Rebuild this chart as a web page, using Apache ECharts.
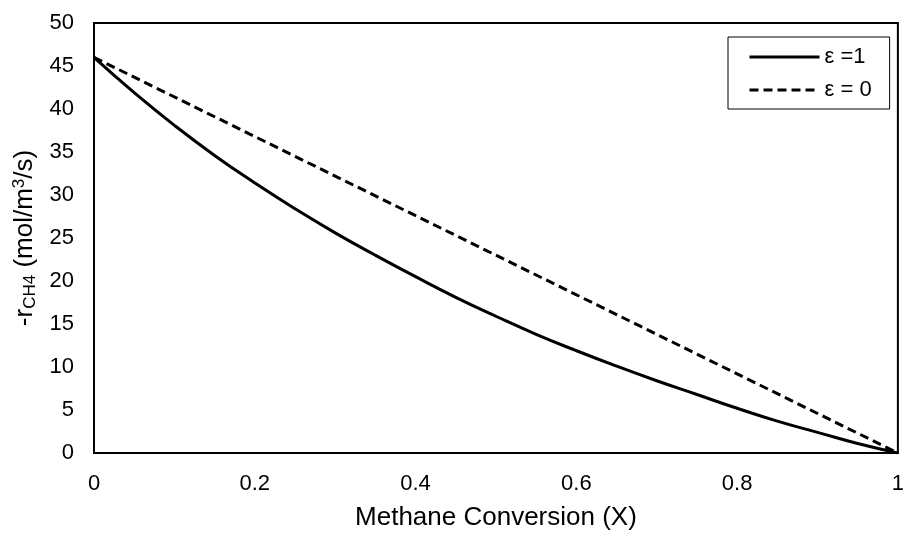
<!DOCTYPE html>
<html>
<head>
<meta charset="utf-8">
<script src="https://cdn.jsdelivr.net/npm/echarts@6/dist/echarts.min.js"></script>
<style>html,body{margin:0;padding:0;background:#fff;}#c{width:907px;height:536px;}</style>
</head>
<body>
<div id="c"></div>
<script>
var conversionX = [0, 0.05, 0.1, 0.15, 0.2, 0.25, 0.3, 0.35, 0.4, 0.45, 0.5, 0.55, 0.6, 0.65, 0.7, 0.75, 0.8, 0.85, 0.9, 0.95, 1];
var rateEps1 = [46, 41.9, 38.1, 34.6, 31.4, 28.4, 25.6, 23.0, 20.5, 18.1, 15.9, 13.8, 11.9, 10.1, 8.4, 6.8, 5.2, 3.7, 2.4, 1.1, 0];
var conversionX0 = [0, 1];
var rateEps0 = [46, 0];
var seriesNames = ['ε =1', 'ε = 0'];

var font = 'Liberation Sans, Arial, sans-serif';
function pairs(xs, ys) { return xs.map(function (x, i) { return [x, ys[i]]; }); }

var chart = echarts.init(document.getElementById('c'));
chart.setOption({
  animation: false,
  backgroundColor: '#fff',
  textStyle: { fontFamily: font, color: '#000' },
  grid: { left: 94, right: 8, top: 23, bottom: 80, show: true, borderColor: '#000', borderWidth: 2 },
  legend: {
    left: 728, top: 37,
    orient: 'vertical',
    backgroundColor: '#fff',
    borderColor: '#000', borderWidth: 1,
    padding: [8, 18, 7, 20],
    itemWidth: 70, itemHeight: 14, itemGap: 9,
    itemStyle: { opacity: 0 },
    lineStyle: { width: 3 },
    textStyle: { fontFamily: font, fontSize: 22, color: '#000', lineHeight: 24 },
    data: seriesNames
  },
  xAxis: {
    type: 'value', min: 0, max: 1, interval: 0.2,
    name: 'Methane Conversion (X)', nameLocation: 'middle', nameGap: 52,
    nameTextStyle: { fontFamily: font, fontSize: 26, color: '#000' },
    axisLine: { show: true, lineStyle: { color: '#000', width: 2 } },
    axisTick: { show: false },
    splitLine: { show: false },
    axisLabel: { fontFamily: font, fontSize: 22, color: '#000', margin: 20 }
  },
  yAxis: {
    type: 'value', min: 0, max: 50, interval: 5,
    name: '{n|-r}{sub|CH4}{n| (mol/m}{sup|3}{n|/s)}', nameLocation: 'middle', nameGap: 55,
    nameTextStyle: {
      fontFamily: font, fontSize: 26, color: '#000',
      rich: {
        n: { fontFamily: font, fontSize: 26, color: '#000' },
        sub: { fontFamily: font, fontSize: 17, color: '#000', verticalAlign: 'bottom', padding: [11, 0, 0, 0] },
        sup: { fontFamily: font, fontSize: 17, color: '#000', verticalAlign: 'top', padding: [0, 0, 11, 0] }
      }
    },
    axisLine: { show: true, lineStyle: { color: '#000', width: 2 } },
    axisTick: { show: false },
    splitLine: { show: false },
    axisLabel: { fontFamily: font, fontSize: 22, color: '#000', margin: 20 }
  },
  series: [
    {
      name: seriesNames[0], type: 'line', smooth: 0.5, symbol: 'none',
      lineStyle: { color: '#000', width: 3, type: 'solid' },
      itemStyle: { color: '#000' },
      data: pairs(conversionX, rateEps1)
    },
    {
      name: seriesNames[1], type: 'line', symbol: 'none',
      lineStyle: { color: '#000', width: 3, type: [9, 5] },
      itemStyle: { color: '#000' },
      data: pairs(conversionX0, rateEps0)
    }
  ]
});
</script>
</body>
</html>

========

Exercise ▸ Return the listing above in full and without alteration, excluding its pictures.

Reply ▸
Rebuild this chart as a web page, using Apache ECharts.
<!DOCTYPE html>
<html>
<head>
<meta charset="utf-8">
<script src="https://cdn.jsdelivr.net/npm/echarts@6/dist/echarts.min.js"></script>
<style>html,body{margin:0;padding:0;background:#fff;}#c{width:907px;height:536px;}</style>
</head>
<body>
<div id="c"></div>
<script>
var conversionX = [0, 0.05, 0.1, 0.15, 0.2, 0.25, 0.3, 0.35, 0.4, 0.45, 0.5, 0.55, 0.6, 0.65, 0.7, 0.75, 0.8, 0.85, 0.9, 0.95, 1];
var rateEps1 = [46, 41.9, 38.1, 34.6, 31.4, 28.4, 25.6, 23.0, 20.5, 18.1, 15.9, 13.8, 11.9, 10.1, 8.4, 6.8, 5.2, 3.7, 2.4, 1.1, 0];
var conversionX0 = [0, 1];
var rateEps0 = [46, 0];
var seriesNames = ['ε =1', 'ε = 0'];

var font = 'Liberation Sans, Arial, sans-serif';
function pairs(xs, ys) { return xs.map(function (x, i) { return [x, ys[i]]; }); }

var chart = echarts.init(document.getElementById('c'));
chart.setOption({
  animation: false,
  backgroundColor: '#fff',
  textStyle: { fontFamily: font, color: '#000' },
  grid: { left: 94, right: 8, top: 23, bottom: 80, show: true, borderColor: '#000', borderWidth: 2 },
  legend: {
    left: 728, top: 37,
    orient: 'vertical',
    backgroundColor: '#fff',
    borderColor: '#000', borderWidth: 1,
    padding: [8, 18, 7, 20],
    itemWidth: 70, itemHeight: 14, itemGap: 9,
    itemStyle: { opacity: 0 },
    lineStyle: { width: 3 },
    textStyle: { fontFamily: font, fontSize: 22, color: '#000', lineHeight: 24 },
    data: seriesNames
  },
  xAxis: {
    type: 'value', min: 0, max: 1, interval: 0.2,
    name: 'Methane Conversion (X)', nameLocation: 'middle', nameGap: 52,
    nameTextStyle: { fontFamily: font, fontSize: 26, color: '#000' },
    axisLine: { show: true, lineStyle: { color: '#000', width: 2 } },
    axisTick: { show: false },
    splitLine: { show: false },
    axisLabel: { fontFamily: font, fontSize: 22, color: '#000', margin: 20 }
  },
  yAxis: {
    type: 'value', min: 0, max: 50, interval: 5,
    name: '{n|-r}{sub|CH4}{n| (mol/m}{sup|3}{n|/s)}', nameLocation: 'middle', nameGap: 55,
    nameTextStyle: {
      fontFamily: font, fontSize: 26, color: '#000',
      rich: {
        n: { fontFamily: font, fontSize: 26, color: '#000' },
        sub: { fontFamily: font, fontSize: 17, color: '#000', verticalAlign: 'bottom', padding: [11, 0, 0, 0] },
        sup: { fontFamily: font, fontSize: 17, color: '#000', verticalAlign: 'top', padding: [0, 0, 11, 0] }
      }
    },
    axisLine: { show: true, lineStyle: { color: '#000', width: 2 } },
    axisTick: { show: false },
    splitLine: { show: false },
    axisLabel: { fontFamily: font, fontSize: 22, color: '#000', margin: 20 }
  },
  series: [
    {
      name: seriesNames[0], type: 'line', smooth: 0.5, symbol: 'none',
      lineStyle: { color: '#000', width: 3, type: 'solid' },
      itemStyle: { color: '#000' },
      data: pairs(conversionX, rateEps1)
    },
    {
      name: seriesNames[1], type: 'line', symbol: 'none',
      lineStyle: { color: '#000', width: 3, type: [9, 5] },
      itemStyle: { color: '#000' },
      data: pairs(conversionX0, rateEps0)
    }
  ]
});
</script>
</body>
</html>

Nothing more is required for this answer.